Source code of charts
________

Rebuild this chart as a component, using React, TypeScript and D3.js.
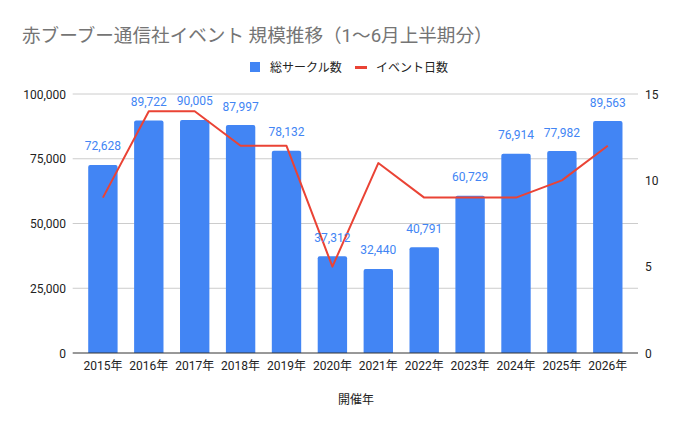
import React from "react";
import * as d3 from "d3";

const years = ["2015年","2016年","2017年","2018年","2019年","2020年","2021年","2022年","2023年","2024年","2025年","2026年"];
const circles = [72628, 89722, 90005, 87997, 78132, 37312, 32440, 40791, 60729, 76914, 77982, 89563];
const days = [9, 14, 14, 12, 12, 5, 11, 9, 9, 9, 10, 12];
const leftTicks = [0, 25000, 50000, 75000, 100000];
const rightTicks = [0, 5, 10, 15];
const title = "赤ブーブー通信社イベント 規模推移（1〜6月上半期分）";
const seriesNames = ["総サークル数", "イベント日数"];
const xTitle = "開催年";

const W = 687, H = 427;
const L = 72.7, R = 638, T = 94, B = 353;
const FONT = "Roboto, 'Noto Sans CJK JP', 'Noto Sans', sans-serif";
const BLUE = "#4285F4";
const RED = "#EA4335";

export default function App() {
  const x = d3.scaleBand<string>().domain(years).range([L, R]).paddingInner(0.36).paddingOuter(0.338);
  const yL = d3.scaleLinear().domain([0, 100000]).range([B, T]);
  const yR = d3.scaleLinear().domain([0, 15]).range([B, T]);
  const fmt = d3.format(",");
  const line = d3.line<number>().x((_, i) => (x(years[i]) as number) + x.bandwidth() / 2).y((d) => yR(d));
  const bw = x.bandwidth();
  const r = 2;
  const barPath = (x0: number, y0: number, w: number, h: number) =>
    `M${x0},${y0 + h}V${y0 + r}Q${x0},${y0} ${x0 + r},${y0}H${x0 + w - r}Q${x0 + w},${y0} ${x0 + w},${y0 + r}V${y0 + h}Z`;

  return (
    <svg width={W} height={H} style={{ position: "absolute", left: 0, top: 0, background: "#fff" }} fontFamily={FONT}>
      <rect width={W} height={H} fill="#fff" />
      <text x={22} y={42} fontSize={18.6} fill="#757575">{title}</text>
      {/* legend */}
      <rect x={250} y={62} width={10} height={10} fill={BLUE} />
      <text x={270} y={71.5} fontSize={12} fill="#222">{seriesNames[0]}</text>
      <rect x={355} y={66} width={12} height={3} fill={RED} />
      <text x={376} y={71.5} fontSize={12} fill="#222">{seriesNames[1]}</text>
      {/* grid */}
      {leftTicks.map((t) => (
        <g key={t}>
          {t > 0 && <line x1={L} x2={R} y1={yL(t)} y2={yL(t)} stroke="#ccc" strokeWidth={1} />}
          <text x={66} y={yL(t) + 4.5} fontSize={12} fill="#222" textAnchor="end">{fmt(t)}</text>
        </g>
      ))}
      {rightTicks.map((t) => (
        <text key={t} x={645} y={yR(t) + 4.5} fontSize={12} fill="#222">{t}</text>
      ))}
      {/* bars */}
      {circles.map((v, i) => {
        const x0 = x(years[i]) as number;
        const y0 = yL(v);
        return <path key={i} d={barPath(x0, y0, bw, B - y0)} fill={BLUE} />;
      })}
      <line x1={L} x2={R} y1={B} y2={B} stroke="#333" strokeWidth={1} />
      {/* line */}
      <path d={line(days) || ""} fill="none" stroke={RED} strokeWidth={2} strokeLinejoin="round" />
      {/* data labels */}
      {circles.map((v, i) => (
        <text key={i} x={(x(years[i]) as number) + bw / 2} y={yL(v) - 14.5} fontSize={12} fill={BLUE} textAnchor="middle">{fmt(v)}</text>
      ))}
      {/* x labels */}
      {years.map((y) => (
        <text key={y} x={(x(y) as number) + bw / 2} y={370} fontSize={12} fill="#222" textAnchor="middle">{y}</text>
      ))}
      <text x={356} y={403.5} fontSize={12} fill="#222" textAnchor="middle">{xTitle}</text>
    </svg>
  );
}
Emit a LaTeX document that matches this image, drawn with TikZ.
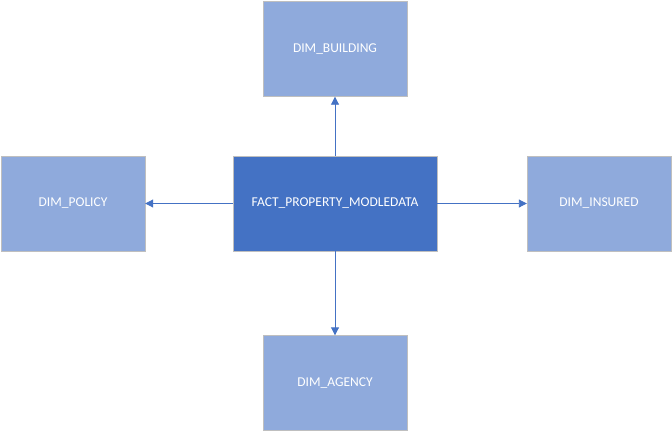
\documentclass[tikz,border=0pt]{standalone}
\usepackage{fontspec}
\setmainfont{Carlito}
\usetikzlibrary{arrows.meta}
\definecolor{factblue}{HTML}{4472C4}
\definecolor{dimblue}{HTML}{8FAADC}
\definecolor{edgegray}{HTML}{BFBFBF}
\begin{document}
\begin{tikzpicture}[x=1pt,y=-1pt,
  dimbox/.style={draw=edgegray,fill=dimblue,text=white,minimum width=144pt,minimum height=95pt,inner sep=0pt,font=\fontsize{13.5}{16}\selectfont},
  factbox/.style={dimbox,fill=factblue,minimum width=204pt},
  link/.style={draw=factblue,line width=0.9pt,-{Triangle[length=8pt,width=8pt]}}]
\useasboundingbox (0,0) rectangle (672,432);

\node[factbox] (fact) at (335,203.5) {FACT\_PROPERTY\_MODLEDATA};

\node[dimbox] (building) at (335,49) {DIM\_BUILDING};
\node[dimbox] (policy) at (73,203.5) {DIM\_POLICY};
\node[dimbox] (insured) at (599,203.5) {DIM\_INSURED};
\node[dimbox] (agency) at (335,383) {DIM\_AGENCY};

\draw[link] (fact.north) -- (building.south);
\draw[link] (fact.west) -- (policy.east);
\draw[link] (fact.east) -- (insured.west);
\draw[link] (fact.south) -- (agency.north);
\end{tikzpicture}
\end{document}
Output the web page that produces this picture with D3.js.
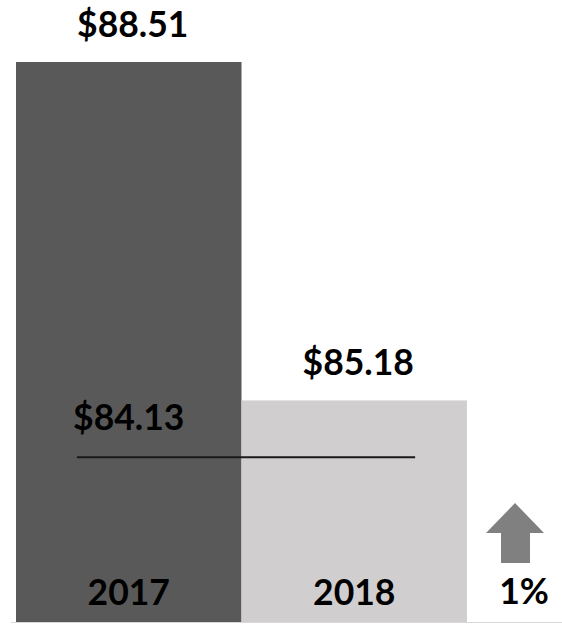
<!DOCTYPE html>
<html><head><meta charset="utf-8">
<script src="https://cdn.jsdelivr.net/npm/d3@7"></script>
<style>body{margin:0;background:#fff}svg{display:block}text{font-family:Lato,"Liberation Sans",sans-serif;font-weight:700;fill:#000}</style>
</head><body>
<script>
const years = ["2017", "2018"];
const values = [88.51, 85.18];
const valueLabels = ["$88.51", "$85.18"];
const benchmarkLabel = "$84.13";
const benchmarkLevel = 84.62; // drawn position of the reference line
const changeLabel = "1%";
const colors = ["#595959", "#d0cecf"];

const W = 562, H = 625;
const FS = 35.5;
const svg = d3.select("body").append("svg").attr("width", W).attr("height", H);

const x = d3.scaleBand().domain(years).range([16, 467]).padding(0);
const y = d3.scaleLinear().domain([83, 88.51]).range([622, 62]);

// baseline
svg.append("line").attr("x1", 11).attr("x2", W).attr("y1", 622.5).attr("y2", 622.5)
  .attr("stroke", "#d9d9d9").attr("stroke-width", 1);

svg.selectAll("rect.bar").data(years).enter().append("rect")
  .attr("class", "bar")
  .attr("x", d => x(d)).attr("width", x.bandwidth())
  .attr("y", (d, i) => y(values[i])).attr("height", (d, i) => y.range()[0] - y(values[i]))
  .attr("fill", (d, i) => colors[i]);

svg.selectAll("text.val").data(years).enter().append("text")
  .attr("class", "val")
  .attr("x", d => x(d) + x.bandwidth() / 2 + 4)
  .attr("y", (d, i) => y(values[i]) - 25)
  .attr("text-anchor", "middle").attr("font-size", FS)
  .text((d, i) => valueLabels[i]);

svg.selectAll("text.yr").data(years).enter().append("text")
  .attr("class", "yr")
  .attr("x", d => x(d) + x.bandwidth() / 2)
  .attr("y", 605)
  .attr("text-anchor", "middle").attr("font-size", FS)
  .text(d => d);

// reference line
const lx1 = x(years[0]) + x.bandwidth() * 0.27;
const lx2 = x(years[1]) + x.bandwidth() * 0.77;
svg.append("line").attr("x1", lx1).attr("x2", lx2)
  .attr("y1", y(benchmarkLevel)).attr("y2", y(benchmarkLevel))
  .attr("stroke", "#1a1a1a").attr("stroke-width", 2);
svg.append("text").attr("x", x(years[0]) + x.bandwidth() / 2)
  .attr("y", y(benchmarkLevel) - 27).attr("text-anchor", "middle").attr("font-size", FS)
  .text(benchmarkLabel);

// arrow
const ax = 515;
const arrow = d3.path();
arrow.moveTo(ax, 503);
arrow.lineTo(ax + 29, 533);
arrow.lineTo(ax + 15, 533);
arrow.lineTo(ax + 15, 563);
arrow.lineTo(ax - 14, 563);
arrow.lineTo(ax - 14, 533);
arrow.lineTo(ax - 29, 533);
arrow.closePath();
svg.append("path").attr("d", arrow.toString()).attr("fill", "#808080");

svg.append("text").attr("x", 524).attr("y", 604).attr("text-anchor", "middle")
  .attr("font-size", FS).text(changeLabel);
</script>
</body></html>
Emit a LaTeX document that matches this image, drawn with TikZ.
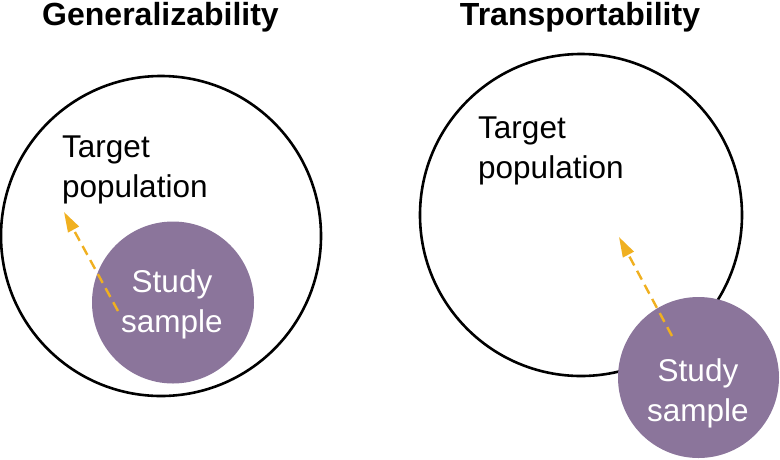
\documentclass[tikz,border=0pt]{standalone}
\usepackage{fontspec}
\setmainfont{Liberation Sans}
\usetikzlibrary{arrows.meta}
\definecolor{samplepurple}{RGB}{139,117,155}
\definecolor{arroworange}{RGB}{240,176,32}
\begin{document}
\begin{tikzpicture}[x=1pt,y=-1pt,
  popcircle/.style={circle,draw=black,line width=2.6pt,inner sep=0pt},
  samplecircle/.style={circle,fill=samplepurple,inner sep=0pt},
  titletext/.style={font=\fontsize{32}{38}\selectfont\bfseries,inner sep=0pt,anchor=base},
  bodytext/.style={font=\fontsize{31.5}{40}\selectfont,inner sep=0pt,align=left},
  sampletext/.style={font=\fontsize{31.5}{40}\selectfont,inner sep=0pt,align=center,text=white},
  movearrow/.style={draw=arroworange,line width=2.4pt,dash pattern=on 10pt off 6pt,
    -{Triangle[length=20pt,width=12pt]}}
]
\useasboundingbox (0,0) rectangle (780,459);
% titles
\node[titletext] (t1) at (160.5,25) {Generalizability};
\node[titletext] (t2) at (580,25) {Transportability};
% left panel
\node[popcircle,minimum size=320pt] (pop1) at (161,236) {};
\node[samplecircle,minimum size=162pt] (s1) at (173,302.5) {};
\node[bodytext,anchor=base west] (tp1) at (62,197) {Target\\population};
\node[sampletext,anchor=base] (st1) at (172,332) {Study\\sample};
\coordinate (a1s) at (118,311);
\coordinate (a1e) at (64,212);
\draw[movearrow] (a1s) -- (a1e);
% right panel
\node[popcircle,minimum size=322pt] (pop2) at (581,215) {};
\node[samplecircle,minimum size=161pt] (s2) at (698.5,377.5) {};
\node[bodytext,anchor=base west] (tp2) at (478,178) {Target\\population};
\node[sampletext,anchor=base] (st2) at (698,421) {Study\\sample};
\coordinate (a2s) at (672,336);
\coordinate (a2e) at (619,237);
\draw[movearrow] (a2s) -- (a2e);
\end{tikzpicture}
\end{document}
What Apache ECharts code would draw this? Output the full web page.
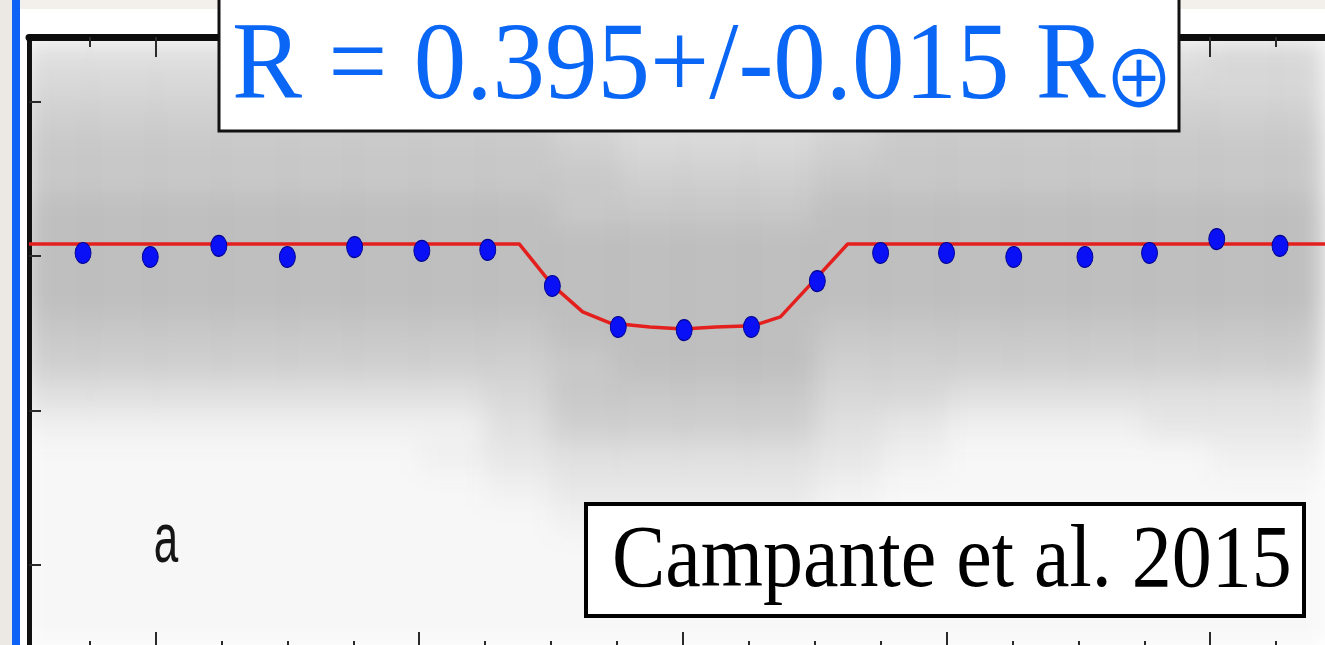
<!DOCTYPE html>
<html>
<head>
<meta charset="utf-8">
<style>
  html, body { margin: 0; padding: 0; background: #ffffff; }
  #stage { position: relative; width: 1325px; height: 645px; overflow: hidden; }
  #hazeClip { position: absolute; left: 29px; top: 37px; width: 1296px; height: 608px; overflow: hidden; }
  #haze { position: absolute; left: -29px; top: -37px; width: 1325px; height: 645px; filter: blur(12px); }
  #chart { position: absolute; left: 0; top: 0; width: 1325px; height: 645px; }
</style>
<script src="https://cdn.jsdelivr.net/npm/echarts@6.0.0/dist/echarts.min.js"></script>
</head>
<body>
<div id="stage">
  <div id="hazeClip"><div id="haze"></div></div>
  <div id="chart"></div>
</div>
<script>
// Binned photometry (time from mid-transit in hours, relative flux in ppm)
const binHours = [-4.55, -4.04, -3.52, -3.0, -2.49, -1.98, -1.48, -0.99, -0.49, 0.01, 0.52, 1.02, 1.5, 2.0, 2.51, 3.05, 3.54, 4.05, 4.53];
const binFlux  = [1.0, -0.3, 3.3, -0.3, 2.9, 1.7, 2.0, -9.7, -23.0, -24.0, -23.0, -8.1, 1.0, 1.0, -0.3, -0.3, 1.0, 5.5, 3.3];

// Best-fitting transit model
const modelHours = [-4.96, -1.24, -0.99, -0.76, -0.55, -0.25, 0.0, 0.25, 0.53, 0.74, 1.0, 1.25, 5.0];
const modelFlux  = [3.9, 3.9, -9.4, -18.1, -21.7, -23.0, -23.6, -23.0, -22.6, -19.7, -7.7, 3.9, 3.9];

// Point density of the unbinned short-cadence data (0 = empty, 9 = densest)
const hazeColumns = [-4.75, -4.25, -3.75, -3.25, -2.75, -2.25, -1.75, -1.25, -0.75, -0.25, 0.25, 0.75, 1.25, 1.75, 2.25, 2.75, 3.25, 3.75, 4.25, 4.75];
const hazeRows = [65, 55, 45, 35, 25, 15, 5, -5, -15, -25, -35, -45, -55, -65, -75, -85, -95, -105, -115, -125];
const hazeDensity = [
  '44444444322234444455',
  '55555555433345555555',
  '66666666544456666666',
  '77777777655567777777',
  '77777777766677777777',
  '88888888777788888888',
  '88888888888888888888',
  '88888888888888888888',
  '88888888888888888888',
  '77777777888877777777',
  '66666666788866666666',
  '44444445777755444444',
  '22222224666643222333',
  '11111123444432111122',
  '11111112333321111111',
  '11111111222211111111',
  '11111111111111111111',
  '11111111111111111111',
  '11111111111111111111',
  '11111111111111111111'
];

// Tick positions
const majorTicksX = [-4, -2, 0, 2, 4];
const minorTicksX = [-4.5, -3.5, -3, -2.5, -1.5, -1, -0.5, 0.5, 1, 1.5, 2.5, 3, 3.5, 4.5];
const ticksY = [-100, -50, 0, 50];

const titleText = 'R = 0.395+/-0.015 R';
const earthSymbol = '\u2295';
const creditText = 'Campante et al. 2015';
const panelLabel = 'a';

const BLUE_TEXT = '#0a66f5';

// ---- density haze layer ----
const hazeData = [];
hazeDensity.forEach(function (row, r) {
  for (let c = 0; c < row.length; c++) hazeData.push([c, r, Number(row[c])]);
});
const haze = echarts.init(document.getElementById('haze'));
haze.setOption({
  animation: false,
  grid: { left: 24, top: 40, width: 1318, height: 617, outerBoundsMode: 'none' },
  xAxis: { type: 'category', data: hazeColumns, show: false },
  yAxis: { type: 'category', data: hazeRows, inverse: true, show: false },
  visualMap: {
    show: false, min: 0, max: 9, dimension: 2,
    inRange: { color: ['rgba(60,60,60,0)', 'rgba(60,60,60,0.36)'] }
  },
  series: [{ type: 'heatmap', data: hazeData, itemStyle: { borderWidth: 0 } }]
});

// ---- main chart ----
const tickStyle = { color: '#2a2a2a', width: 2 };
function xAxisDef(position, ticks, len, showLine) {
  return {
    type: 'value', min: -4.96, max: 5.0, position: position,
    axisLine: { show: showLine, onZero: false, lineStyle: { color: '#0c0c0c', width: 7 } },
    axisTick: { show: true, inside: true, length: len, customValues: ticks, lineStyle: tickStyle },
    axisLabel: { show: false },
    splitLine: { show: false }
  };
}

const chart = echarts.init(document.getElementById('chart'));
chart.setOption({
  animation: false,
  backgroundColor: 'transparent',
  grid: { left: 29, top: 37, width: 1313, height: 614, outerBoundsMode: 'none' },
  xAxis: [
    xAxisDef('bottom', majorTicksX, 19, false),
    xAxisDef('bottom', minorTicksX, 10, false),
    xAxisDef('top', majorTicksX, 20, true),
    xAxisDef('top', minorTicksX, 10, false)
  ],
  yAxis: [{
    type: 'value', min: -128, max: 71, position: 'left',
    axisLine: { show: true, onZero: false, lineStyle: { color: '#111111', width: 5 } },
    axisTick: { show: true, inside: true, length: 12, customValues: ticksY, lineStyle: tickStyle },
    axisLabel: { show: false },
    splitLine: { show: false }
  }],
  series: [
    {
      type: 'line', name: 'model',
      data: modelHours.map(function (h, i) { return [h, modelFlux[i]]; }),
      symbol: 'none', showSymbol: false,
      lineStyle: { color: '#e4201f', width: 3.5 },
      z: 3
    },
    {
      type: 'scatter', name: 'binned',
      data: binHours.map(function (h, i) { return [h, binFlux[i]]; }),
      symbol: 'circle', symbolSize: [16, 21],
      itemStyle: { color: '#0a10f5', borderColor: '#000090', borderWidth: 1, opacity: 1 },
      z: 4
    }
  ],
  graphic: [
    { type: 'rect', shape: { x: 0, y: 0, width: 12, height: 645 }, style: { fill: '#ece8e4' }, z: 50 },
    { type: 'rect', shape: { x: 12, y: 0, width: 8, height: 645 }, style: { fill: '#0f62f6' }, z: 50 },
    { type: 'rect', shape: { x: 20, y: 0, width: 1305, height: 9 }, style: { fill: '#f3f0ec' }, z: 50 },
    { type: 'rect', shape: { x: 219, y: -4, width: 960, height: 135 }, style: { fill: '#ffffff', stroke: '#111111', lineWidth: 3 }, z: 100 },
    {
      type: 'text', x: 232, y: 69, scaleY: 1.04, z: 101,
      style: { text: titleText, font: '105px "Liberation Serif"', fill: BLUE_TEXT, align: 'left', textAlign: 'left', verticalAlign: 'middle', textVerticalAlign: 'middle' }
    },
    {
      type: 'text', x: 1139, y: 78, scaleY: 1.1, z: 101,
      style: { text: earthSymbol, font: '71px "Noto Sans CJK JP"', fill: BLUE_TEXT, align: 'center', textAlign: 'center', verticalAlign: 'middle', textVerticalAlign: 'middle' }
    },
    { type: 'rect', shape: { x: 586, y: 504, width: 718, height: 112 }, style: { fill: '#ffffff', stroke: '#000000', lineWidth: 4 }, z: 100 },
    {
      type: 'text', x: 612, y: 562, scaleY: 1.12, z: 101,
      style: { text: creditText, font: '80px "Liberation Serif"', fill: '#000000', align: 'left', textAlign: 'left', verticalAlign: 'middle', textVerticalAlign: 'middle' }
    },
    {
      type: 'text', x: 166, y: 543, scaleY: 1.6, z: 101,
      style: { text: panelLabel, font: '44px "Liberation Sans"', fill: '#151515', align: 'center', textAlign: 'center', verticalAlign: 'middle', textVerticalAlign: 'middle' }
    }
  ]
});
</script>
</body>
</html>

________

Starting at the top of the listing above, please restate word for word each line up to and including the one that holds "import * as", omitting every image.

Rebuild this chart as a component, using React, TypeScript and D3.js.
import React from "react";
import * as d3 from "d3";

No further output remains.